TRIBUNNEWS.COM, JAKARTA - Pendiri Aliansi Jurnalis Independen (AJI) Andreas Harsono menilai pembahasan tragedi Charlie Hebdo di dunia jurnalistik tidaklah mudah.
Sebab di satu sisi kebebasan berpendapat sangat diperlukan.
"Belajar dari Orde Baru, kalau tidak ada kebebasan berpendapat (free of speech) makin banyak orang diinjak-injak. Karena makin bermutu informasi makin bermutu masyarakatnya," kata Andreas saat diskusi "Kekerasan Charlie Hebdo: Antara Kebebasan Pers dan Toleransi Kehidupan Umat Beragama" di Jakarta, Kamis (15/1/2015)
Meski begitu, terang Andreas, bila free of speech mengalami penyelewengan (abuse) juga akan berbahaya. Seperti kasus Charlie Hebdo.
"Tapi kan hukum penodaan agama di Perancis sendiri memang tidak ada. Karena itu banyak yang mendukung suburnya kaum satiris di Perancis. Tak hanya kaum kiri, kaum ultra nasionalis (sayap kanan) di Perancis juga selalu menyinyiri kaum migran termasuk Islam," katanya.
Andreas sendiri mengakui sepaham dengan pendapat empat ulama yang pernah menggugat Undang-Undang Penodaan Agama di Indonesia.
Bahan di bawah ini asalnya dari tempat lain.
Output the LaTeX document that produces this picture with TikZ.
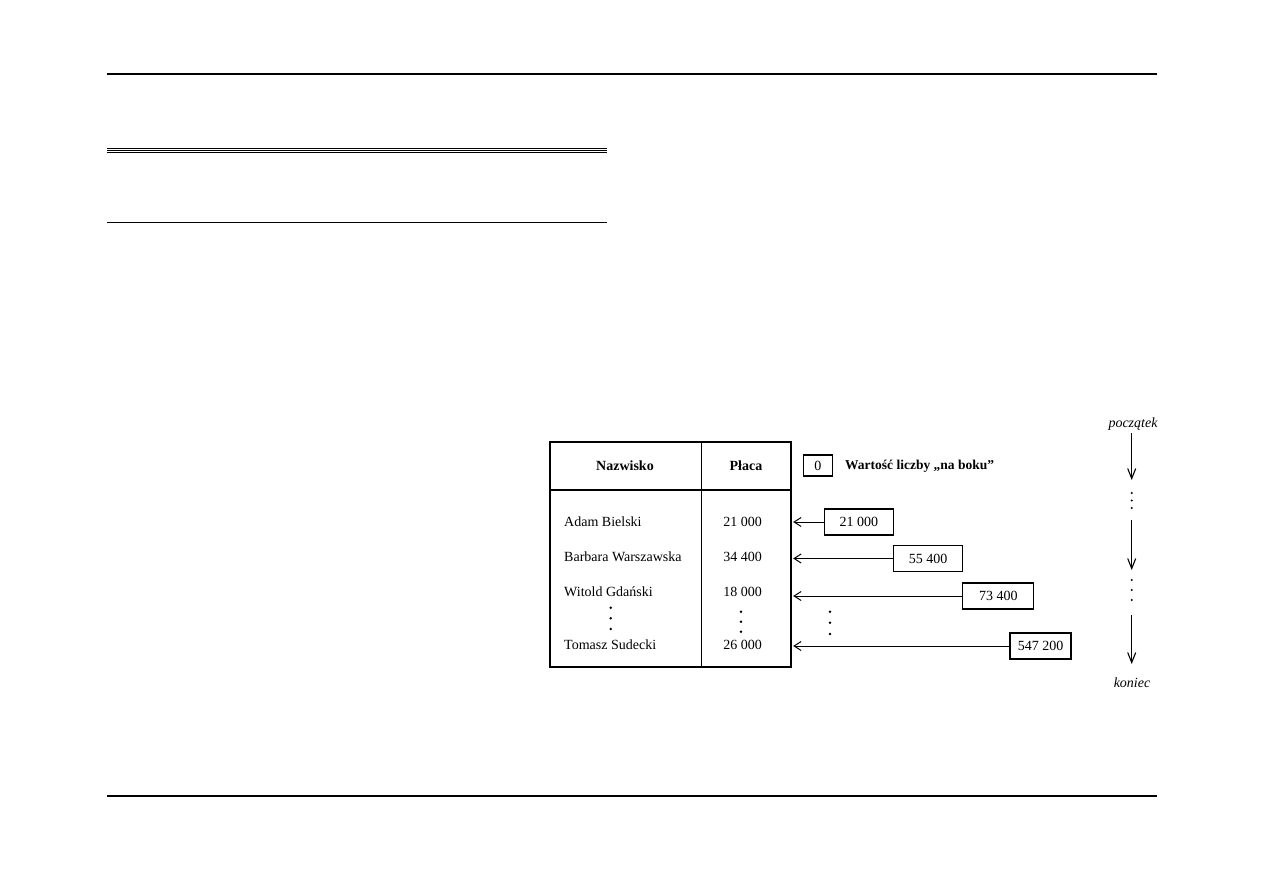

Menurut Andreas tidak ada pihak manapun yang bisa mengklaim bahwa agama tertentu sudah ternodai.
"Dulu empat ulama Maman Imanul Haq, Dawam Raharjo, Musdah Mulia dan Abdurrahman Wahid dengan alasan itu mengatakan UU penodaan agama dicabut. Tapi ditolak oleh MK yang diketuai Akil Mochtar," kata Andreas
Tetapi dengan adanya UU penodaan agama dan UU ITE di Indonesia kaum satiris memang diyakini tidak akan tumbuh subur. UU tersebut diyakini Andreas membatasi kelompok atau individu mengutarakan pendapat yang menembus batas sensitifitas agama atau suku dan ras.
"Jadi kalau menurut saya kebebasan pendapat itu batasnya hati nurani," tegas Andreas.